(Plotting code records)

>> Start

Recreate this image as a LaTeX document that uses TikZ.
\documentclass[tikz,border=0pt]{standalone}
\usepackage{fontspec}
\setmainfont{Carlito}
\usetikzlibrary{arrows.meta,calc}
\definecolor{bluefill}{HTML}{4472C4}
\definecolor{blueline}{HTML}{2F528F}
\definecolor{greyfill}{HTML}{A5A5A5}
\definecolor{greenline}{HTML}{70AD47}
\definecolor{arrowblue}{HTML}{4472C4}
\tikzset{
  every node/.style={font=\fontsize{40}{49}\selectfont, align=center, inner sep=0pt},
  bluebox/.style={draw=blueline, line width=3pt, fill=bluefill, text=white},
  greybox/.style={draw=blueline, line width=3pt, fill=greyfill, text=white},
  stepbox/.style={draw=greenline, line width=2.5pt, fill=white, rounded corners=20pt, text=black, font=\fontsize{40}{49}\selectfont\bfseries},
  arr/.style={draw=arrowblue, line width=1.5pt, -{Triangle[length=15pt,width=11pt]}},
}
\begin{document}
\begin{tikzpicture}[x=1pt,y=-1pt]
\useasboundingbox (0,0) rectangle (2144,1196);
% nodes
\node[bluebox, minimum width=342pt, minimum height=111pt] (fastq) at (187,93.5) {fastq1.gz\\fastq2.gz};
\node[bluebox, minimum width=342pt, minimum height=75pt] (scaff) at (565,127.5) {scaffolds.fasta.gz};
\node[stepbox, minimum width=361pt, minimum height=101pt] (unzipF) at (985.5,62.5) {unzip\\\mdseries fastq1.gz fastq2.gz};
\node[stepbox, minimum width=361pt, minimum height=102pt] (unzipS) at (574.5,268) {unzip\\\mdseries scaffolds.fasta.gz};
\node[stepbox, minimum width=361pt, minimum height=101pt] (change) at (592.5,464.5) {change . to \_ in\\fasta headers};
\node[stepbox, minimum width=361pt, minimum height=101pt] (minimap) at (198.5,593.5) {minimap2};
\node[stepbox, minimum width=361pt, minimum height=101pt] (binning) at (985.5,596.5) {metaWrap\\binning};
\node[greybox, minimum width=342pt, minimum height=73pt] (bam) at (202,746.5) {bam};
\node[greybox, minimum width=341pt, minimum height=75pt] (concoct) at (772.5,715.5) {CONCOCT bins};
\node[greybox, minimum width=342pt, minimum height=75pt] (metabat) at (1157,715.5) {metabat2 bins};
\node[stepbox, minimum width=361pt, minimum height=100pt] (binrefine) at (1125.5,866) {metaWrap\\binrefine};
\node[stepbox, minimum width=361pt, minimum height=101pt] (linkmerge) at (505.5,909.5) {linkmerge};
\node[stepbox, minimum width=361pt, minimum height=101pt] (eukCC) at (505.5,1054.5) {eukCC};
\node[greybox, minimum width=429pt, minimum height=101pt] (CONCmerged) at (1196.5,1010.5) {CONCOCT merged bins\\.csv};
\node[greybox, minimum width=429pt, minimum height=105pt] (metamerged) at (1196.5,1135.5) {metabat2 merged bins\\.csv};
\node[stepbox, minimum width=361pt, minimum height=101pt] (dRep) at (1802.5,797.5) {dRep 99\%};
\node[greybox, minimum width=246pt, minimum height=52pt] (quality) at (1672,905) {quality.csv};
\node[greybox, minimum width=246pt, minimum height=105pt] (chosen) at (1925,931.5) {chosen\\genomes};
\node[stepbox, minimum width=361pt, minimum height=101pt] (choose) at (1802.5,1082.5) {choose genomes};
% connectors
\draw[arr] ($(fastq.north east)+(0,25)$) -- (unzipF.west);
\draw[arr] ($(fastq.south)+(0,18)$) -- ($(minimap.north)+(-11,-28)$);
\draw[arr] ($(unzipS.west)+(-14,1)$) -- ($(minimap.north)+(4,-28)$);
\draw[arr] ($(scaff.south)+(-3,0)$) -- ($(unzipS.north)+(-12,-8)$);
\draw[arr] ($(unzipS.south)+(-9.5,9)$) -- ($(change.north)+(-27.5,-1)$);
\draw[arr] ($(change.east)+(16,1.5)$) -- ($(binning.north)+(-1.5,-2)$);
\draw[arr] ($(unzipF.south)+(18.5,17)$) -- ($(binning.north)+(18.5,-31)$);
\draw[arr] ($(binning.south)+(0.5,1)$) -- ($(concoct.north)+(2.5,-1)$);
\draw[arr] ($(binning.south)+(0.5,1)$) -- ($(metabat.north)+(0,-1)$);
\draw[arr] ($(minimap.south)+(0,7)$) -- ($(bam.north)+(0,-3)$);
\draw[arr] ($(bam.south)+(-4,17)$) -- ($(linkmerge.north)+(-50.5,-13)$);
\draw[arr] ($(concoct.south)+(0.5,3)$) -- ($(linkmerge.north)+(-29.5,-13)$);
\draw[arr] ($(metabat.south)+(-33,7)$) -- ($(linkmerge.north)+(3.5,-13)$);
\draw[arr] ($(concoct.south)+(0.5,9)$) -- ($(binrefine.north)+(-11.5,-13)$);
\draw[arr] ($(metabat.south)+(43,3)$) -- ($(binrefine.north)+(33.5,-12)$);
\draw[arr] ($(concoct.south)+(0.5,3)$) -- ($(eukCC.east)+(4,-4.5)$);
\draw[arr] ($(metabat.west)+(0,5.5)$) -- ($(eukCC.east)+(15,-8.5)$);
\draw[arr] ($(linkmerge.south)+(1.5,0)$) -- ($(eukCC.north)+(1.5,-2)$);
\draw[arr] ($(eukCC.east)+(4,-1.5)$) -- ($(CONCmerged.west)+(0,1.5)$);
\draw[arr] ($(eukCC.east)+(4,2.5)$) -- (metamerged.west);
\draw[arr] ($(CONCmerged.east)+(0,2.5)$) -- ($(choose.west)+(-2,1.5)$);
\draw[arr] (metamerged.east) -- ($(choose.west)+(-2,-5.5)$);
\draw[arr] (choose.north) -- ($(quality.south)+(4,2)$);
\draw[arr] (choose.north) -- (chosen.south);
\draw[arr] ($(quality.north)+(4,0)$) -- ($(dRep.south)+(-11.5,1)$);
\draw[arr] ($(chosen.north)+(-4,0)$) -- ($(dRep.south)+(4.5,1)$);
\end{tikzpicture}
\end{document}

>> End
>> Start

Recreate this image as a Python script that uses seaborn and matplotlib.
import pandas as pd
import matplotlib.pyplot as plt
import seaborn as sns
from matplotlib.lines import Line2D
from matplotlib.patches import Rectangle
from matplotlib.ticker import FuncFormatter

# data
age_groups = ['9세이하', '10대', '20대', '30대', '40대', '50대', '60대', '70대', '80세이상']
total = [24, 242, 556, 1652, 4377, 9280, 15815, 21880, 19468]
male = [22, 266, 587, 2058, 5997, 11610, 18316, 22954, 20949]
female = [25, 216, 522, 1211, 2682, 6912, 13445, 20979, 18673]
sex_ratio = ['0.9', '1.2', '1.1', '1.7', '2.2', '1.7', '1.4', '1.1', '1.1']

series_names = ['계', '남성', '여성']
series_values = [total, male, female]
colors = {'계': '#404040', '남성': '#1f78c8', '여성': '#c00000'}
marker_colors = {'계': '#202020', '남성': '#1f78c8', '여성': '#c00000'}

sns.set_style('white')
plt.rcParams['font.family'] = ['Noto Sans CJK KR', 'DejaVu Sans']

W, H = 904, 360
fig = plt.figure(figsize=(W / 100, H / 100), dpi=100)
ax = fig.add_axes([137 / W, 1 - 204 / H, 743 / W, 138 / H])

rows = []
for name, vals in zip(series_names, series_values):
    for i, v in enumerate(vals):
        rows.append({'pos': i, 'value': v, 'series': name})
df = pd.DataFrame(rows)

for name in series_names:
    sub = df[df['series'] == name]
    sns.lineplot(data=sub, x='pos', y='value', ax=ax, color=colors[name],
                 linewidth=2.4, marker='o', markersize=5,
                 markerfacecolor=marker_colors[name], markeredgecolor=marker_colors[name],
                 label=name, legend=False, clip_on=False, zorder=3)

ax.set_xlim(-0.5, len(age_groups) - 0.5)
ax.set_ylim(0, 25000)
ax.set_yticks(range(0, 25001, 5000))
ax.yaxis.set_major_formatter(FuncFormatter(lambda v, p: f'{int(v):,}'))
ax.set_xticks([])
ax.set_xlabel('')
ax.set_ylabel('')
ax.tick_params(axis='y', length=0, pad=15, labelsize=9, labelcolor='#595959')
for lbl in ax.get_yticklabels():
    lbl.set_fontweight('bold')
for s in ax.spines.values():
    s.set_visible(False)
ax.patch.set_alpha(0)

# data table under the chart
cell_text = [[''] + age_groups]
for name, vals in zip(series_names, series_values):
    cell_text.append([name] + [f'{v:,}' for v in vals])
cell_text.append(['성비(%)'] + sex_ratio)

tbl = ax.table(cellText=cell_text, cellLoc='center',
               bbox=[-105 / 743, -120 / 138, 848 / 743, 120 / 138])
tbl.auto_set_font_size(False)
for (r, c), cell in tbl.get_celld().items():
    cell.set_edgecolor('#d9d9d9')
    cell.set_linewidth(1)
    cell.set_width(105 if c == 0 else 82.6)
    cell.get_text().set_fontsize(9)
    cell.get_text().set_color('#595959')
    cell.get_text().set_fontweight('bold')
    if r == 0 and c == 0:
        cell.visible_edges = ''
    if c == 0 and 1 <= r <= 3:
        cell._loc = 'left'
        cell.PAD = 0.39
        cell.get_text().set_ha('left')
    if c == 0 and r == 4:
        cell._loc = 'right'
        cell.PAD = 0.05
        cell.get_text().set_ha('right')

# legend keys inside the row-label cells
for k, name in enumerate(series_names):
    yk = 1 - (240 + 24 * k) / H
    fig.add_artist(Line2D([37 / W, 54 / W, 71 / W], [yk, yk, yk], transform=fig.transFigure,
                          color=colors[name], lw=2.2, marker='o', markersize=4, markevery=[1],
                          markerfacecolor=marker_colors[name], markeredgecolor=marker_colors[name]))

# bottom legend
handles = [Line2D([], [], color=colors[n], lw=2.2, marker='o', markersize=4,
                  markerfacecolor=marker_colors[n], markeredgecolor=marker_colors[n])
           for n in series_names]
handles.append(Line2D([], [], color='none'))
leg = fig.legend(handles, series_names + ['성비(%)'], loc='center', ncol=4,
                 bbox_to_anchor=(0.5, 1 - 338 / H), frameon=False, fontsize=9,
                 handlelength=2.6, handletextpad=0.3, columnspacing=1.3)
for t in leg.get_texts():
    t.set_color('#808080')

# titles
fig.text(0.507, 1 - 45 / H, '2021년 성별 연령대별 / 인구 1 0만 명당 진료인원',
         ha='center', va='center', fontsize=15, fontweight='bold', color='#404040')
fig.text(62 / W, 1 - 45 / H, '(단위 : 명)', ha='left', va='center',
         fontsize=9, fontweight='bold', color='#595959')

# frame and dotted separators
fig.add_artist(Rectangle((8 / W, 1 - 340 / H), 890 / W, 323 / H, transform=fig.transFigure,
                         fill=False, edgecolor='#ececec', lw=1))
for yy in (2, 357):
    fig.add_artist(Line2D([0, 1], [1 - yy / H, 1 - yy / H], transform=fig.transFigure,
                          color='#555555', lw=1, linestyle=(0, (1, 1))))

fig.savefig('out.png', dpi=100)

>> End

* **Challenge**
Copy all lines from the material that hold "uses".

* **Exercise solution**
Recreate this image as a LaTeX document that uses TikZ.
Recreate this image as a Python script that uses seaborn and matplotlib.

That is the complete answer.